» Exercise aim:
Take the material below and extract the lines from the one with "Recreate this image" through the one with "2.755, 2.85, 2.94];", word for word, without pictures.

» Data provided:
** START **

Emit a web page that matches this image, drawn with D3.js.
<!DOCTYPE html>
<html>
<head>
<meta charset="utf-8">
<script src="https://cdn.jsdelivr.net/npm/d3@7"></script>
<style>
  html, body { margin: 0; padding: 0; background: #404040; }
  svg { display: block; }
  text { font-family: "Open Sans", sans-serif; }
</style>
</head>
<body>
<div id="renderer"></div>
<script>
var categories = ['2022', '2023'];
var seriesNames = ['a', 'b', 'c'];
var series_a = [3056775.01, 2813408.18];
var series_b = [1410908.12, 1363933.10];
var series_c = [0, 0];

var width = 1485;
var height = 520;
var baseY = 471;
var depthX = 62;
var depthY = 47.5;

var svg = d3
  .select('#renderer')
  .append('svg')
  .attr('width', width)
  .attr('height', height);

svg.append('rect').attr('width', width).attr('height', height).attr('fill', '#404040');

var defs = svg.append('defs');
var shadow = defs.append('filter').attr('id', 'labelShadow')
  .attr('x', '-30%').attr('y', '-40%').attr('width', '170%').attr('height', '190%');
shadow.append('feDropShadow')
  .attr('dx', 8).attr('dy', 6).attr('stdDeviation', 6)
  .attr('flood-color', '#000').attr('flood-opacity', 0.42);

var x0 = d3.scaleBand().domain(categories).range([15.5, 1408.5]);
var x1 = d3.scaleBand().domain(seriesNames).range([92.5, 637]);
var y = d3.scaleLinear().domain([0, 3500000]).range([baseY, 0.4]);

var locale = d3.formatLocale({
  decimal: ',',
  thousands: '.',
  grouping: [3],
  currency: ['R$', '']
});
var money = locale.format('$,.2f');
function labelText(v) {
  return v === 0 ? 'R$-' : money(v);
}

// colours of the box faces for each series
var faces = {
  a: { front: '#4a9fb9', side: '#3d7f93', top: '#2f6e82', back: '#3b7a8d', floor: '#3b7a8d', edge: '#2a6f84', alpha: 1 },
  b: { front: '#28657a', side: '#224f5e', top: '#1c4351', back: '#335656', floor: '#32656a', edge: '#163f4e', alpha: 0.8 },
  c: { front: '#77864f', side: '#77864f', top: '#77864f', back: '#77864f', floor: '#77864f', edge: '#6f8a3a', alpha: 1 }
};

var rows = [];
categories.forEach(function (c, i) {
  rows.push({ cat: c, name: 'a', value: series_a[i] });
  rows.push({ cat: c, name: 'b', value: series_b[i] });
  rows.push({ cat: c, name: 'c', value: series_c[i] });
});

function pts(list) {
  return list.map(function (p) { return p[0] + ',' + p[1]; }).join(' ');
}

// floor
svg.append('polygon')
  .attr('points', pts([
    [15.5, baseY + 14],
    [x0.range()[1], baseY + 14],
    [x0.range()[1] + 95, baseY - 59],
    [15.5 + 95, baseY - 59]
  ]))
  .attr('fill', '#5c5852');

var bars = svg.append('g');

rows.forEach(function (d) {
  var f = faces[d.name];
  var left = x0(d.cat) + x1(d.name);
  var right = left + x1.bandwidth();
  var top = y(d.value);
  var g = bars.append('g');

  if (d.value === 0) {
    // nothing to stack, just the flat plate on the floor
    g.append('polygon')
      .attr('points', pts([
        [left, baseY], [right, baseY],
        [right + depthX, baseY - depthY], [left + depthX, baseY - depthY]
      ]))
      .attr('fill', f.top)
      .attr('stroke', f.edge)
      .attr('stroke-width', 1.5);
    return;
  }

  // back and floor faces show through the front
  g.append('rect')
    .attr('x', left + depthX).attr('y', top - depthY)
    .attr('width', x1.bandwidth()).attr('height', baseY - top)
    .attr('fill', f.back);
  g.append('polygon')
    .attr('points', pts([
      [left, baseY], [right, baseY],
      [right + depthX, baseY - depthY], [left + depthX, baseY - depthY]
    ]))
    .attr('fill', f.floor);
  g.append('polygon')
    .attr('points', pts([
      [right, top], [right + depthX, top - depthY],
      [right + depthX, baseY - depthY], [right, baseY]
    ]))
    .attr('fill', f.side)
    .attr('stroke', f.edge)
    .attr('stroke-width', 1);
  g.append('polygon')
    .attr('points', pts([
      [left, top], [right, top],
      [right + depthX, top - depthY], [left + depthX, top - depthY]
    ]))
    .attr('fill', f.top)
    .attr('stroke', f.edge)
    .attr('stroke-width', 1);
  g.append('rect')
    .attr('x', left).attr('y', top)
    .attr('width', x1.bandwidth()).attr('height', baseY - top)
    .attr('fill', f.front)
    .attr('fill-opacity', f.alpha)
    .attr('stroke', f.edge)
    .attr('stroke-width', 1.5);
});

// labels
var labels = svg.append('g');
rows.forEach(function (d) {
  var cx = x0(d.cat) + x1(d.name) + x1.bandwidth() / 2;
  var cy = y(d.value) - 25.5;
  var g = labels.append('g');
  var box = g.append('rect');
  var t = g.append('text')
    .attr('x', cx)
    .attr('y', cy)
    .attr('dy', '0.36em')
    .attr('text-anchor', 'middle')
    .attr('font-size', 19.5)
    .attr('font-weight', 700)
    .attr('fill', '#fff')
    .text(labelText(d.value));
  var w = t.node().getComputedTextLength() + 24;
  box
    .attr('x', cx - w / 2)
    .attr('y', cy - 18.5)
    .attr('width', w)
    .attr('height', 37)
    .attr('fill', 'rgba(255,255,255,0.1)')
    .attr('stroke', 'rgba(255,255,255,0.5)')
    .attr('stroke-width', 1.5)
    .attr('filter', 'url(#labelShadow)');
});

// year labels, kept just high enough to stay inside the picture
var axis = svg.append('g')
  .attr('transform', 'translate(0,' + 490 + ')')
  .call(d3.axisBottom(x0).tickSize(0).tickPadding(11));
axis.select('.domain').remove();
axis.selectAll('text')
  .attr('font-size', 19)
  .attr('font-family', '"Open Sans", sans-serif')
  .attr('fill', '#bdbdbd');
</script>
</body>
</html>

** END **
** START **

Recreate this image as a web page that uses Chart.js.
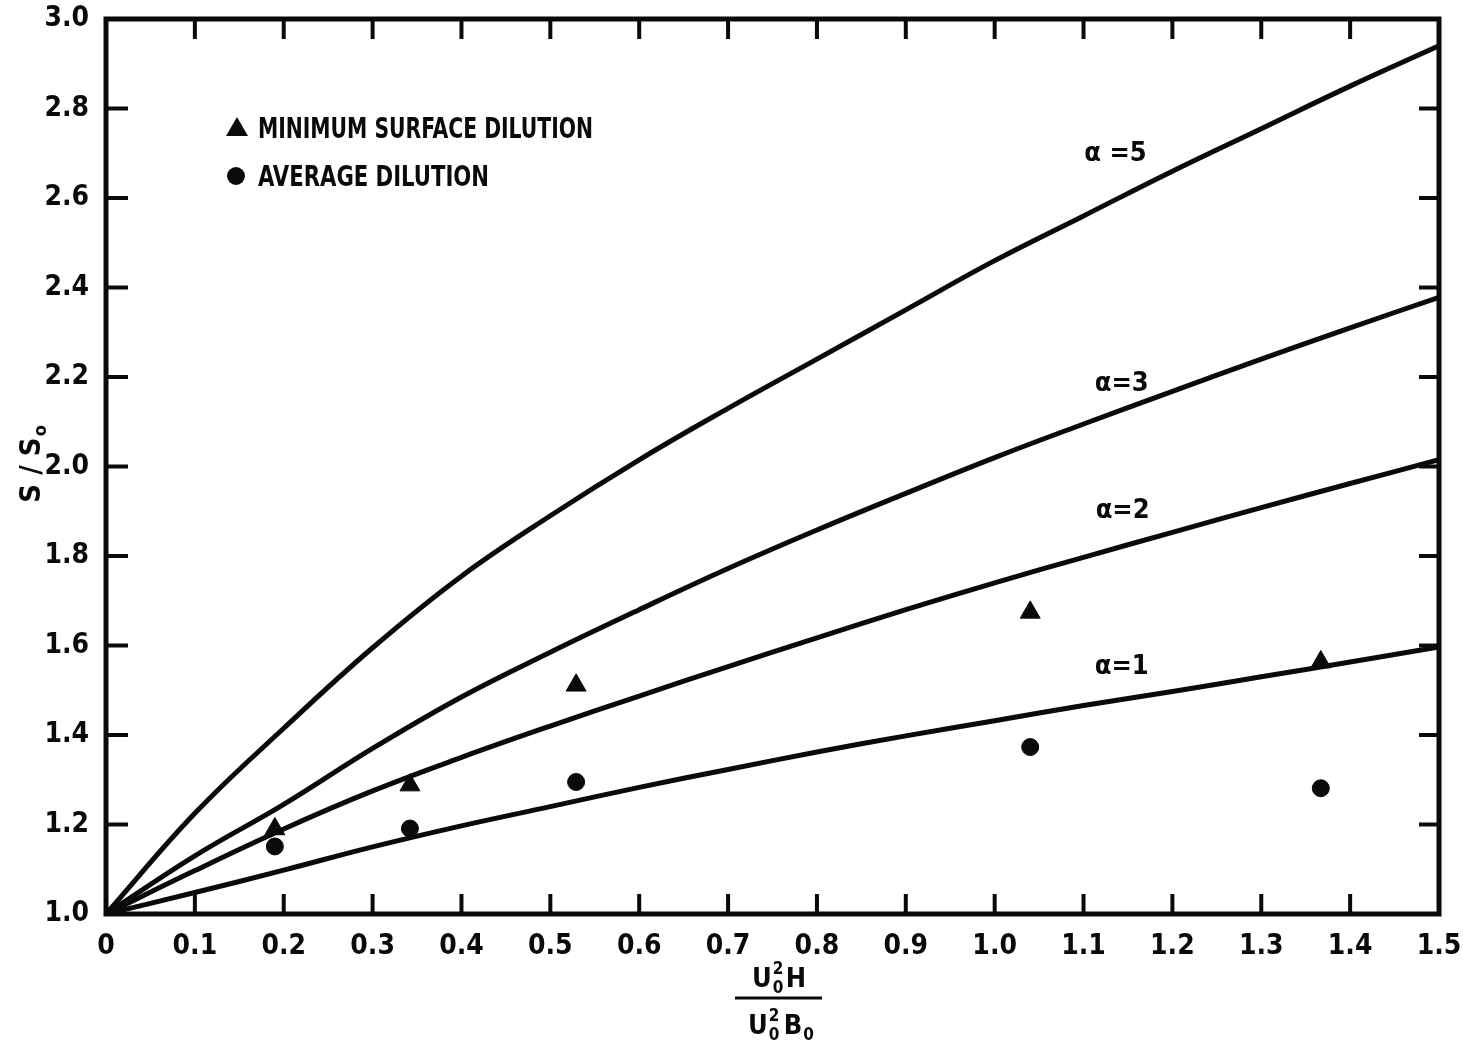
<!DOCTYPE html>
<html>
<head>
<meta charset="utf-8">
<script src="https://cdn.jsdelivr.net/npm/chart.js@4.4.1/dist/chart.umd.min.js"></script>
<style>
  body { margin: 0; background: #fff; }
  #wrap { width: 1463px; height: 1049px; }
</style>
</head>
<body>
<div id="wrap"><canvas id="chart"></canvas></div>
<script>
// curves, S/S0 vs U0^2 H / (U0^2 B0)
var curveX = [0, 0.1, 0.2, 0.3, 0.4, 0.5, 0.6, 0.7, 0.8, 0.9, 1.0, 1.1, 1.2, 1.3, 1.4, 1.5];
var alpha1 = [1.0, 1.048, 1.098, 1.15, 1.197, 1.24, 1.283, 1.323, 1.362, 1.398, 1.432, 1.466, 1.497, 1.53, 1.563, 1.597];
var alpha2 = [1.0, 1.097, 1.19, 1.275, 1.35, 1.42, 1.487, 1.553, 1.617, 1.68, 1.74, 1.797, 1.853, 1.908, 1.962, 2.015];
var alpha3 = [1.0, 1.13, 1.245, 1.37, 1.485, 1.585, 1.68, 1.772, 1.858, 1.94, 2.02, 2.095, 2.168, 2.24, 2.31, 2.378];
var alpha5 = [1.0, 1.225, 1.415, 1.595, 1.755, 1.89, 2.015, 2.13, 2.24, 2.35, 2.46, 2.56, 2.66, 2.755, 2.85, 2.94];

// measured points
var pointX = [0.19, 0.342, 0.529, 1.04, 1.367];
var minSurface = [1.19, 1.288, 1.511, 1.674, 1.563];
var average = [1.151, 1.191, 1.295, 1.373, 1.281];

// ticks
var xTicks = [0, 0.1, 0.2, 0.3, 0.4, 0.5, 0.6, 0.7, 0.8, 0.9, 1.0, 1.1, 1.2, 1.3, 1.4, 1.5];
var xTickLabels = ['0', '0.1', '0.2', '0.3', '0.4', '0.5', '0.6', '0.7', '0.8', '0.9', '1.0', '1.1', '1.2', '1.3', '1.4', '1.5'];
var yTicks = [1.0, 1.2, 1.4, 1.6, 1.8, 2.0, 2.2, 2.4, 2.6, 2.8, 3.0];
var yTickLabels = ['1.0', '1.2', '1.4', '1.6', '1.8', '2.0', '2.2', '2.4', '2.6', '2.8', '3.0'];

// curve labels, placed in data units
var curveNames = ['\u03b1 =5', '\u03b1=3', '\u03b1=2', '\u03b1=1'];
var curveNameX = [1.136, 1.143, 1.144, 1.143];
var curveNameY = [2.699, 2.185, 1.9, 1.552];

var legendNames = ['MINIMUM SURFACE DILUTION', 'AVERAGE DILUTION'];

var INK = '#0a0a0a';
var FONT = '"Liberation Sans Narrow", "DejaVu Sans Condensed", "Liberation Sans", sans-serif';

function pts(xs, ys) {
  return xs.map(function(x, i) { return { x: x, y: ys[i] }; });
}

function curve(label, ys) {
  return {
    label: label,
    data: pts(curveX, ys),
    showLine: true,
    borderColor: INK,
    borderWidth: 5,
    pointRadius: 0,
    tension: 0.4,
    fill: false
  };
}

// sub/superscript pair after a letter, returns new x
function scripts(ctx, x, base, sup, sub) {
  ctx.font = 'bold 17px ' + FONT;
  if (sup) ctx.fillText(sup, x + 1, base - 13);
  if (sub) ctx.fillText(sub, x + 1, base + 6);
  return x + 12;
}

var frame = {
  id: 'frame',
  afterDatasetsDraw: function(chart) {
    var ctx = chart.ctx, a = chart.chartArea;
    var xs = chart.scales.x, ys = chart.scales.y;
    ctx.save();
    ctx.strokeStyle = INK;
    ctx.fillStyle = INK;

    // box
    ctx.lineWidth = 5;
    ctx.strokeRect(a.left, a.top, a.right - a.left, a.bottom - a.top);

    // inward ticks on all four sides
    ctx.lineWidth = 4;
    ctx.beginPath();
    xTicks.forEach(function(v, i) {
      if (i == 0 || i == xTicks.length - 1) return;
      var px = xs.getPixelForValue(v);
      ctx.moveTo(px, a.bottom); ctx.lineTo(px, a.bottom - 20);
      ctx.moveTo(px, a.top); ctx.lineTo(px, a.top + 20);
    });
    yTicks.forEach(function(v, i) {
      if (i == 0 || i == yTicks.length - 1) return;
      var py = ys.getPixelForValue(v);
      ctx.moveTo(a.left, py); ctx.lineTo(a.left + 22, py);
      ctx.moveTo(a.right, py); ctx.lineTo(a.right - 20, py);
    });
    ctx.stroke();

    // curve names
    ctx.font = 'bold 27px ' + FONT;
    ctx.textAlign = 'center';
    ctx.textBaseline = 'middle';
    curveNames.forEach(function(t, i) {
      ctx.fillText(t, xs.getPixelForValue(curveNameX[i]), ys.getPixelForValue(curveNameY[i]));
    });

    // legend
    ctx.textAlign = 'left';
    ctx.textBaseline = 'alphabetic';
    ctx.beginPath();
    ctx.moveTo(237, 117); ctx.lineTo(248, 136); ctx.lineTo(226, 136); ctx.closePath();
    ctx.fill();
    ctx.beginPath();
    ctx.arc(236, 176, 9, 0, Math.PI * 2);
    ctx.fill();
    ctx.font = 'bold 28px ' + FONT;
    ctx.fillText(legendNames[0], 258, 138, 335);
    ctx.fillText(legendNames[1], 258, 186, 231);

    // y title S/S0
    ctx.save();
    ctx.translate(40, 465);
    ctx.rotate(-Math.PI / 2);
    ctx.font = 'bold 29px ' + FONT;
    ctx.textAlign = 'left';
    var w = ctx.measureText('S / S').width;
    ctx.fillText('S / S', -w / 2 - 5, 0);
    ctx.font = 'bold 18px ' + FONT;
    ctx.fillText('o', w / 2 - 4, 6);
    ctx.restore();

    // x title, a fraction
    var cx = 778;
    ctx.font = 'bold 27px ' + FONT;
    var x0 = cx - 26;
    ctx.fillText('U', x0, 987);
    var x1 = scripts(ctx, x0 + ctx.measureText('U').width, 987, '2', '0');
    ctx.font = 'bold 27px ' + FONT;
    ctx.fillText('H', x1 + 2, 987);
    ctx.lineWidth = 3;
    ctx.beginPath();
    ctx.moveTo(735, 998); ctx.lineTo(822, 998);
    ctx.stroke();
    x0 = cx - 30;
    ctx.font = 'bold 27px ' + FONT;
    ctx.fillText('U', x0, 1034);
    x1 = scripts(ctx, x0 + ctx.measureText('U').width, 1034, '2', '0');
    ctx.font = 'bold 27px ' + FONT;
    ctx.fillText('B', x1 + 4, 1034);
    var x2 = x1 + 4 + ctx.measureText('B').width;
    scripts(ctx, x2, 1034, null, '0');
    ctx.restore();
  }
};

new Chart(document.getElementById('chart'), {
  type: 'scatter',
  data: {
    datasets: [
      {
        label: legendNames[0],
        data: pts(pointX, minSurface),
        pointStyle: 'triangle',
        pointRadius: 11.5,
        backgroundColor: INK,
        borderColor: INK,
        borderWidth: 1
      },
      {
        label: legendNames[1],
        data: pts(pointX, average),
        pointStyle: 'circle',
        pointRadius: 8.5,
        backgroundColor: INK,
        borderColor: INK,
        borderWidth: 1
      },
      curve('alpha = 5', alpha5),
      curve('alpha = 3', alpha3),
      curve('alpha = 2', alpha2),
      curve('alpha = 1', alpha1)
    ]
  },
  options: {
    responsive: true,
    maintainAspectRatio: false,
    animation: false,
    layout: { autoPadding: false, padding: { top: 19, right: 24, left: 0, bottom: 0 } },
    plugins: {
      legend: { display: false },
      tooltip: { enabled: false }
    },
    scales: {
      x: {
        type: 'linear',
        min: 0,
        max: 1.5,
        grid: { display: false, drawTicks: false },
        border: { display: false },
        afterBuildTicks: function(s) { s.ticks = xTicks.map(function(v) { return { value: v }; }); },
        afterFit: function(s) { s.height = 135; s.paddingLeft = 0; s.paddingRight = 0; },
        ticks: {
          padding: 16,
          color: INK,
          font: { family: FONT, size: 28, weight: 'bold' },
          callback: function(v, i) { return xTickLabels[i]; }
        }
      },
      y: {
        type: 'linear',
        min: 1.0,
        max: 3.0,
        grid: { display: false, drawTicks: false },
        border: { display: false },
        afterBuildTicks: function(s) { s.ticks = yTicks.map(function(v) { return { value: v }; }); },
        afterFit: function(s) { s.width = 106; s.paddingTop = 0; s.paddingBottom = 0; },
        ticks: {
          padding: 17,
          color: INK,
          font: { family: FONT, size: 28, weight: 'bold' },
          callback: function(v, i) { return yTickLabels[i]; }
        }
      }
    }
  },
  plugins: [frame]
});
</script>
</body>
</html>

** END **

» The response:
Recreate this image as a web page that uses Chart.js.
<!DOCTYPE html>
<html>
<head>
<meta charset="utf-8">
<script src="https://cdn.jsdelivr.net/npm/chart.js@4.4.1/dist/chart.umd.min.js"></script>
<style>
  body { margin: 0; background: #fff; }
  #wrap { width: 1463px; height: 1049px; }
</style>
</head>
<body>
<div id="wrap"><canvas id="chart"></canvas></div>
<script>
// curves, S/S0 vs U0^2 H / (U0^2 B0)
var curveX = [0, 0.1, 0.2, 0.3, 0.4, 0.5, 0.6, 0.7, 0.8, 0.9, 1.0, 1.1, 1.2, 1.3, 1.4, 1.5];
var alpha1 = [1.0, 1.048, 1.098, 1.15, 1.197, 1.24, 1.283, 1.323, 1.362, 1.398, 1.432, 1.466, 1.497, 1.53, 1.563, 1.597];
var alpha2 = [1.0, 1.097, 1.19, 1.275, 1.35, 1.42, 1.487, 1.553, 1.617, 1.68, 1.74, 1.797, 1.853, 1.908, 1.962, 2.015];
var alpha3 = [1.0, 1.13, 1.245, 1.37, 1.485, 1.585, 1.68, 1.772, 1.858, 1.94, 2.02, 2.095, 2.168, 2.24, 2.31, 2.378];
var alpha5 = [1.0, 1.225, 1.415, 1.595, 1.755, 1.89, 2.015, 2.13, 2.24, 2.35, 2.46, 2.56, 2.66, 2.755, 2.85, 2.94];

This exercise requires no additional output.